Popularly known as the Spaceship, the building has ambitions to match. With 2.8 million square feet of office space, Apple Park has more interior space than the Empire State Building. It will cost $5 billion. It is clad in the world’s largest panels of curved glass. The project description submitted to the city of Cupertino boasts of an impressive arsenal of sustainable technologies. Apple and San Francisco are competing for trees, since Apple is planting more than 6,000 of them. Apple Park will be the world’s largest naturally ventilated building, the company said in February, and is projected “to require no heating or air conditioning for nine months of the year.” Tim Cook said it could be the “greenest building in the world.”

You can bet, with talk like that, that Apple and Norman Foster are expecting LEED Platinum certification from the U.S. Green Building Council, the highest award for sustainable construction.

And yet: The complex will also include a whopping 11,000 parking spaces.

The Economist calculates that “in all, the new headquarters will contain 318,000 square meters of offices and laboratories. The car parks will occupy 325,000 square meters.”

Having read through the project description Apple submitted to the town of Cupertino, I’m not sure I see how the Economist arrived at that number. But there’s no doubt 11,000 spaces—even if Apple has arrayed them, at great expense, in car parks and underground lots that decrease land coverage for parking by 400,000 square feet, as the company boasts—is a lot. It’s 1.8 million square feet for the spaces alone, to say nothing of the ramps and access roads that make them usable.

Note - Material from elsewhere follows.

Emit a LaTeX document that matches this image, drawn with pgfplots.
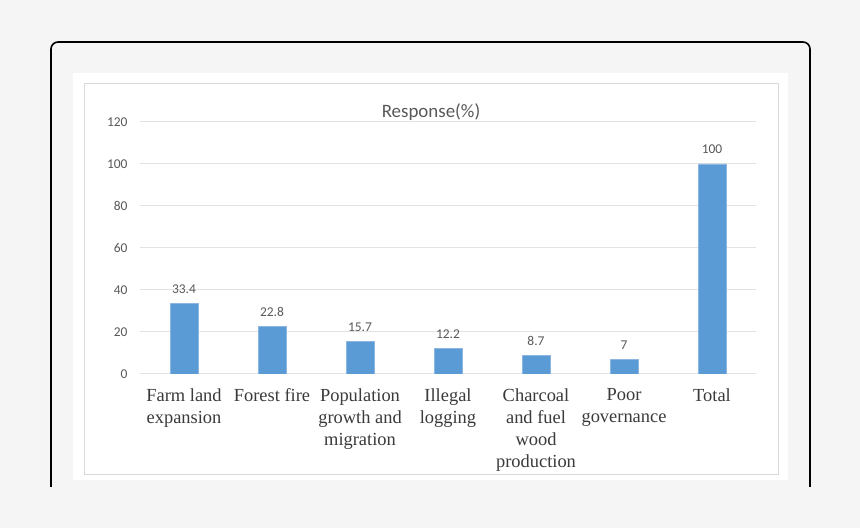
\documentclass[border=0pt]{standalone}
\usepackage{pgfplots}
\pgfplotsset{compat=1.18}
\usepackage{fontspec}
\setmainfont{Liberation Serif}
\newfontfamily\carlito{Carlito}
\definecolor{bgc}{HTML}{F5F5F5}
\definecolor{barc}{HTML}{5B9BD5}
\definecolor{baredge}{HTML}{8DB6E3}
\definecolor{gridc}{HTML}{E3E3E3}
\definecolor{framec}{HTML}{D9D9D9}
\definecolor{txtg}{HTML}{595959}
\definecolor{xlab}{HTML}{3A3A3A}
\begin{document}
\begin{tikzpicture}[x=1bp,y=1bp]
\fill[bgc] (0,0) rectangle (860,528);
\draw[black, line width=1.6bp, rounded corners=7bp] (51,41) -- (51,486) -- (810,486) -- (810,41);
\fill[white] (73,48) rectangle (788,455);
\draw[framec, line width=1bp] (84,53) rectangle (778,444);
\node[anchor=base, text=txtg, font=\carlito\fontsize{19}{22}\selectfont] at (431,410) {Response(\%)};
\begin{axis}[
  at={(140bp,154bp)}, anchor=south west,
  scale only axis, width=616bp, height=252bp,
  xmin=-0.5, xmax=6.5, ymin=0, ymax=120,
  axis line style={draw=none},
  ytick={0,20,...,120},
  ymajorgrids, grid style={gridc, line width=1bp},
  major tick length=0pt,
  xtick={0,...,6},
  xticklabels={{Farm land\\expansion},{Forest fire},{Population\\growth and\\migration},{Illegal\\logging},{Charcoal\\and fuel\\wood\\production},{Poor\\governance},{Total}},
  xticklabel style={align=center, text=xlab, font=\fontsize{18.5}{22}\selectfont, yshift=-11bp},
  yticklabel style={text=txtg, font=\carlito\fontsize{13.5}{15}\selectfont, xshift=-9bp},
  /pgf/number format/assume math mode=true,
  ybar, bar width=28bp,
  nodes near coords,
  every node near coord/.append style={text=txtg, font=\carlito\fontsize{13.5}{15}\selectfont, anchor=base, yshift=10bp},
]
\addplot[fill=barc, draw=baredge, line width=0.8bp] coordinates {(0,33.4) (1,22.8) (2,15.7) (3,12.2) (4,8.7) (5,7) (6,100)};
\end{axis}
\end{tikzpicture}
\end{document}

The Economist uses this as evidence that parking minimums for new construction, of the type that exist in Cupertino and virtually every sizable American jurisdiction, are inane. That is true. They and other road widenings required from big developers feed a vicious cycle of automobile dependency. They prevent the kind of pedestrian environments that would allow people to not drive.

It’s also true that Apple is remarkably dedicated to minimizing car use among its employees. There was a good piece about this in the San Jose Mercury News in February:

Currently, the main Apple campus has a 28 percent transportation demand management rate, which means that 28 percent of employees at that campus use an alternate mode of transportation, other than a single-occupancy vehicle, to get to work, according to the presentation. The city is expecting Apple to keep that same percentage at the new campus, but is hoping to ultimately see it rise to 34 percent, with potential penalties in place if Apple does not comply.

One third of workers finding alternative methods to reach a suburban office park next to a major highway? That’s really a lot! The company boasts an extensive shuttle network, provisions for cyclists, and all that.

And yet: How much credit can we give Apple? Once it picked this massive Cupertino parcel for its headquarters, it all but obligated the majority of its employees to drive to work alone. There’s just no other efficient way to get people around in America’s low-density suburbs.

Treehugger’s Lloyd Alter pointed out the center’s autocentrism when Tim Cook made his green building boast, noting that buildings can’t be judged without the transportation choices they require.

For the first time in 40 years, transportation is a larger contributor to greenhouse gas emissions in the U.S. than electric power. How green can a building be if it forces its employees to drive to work?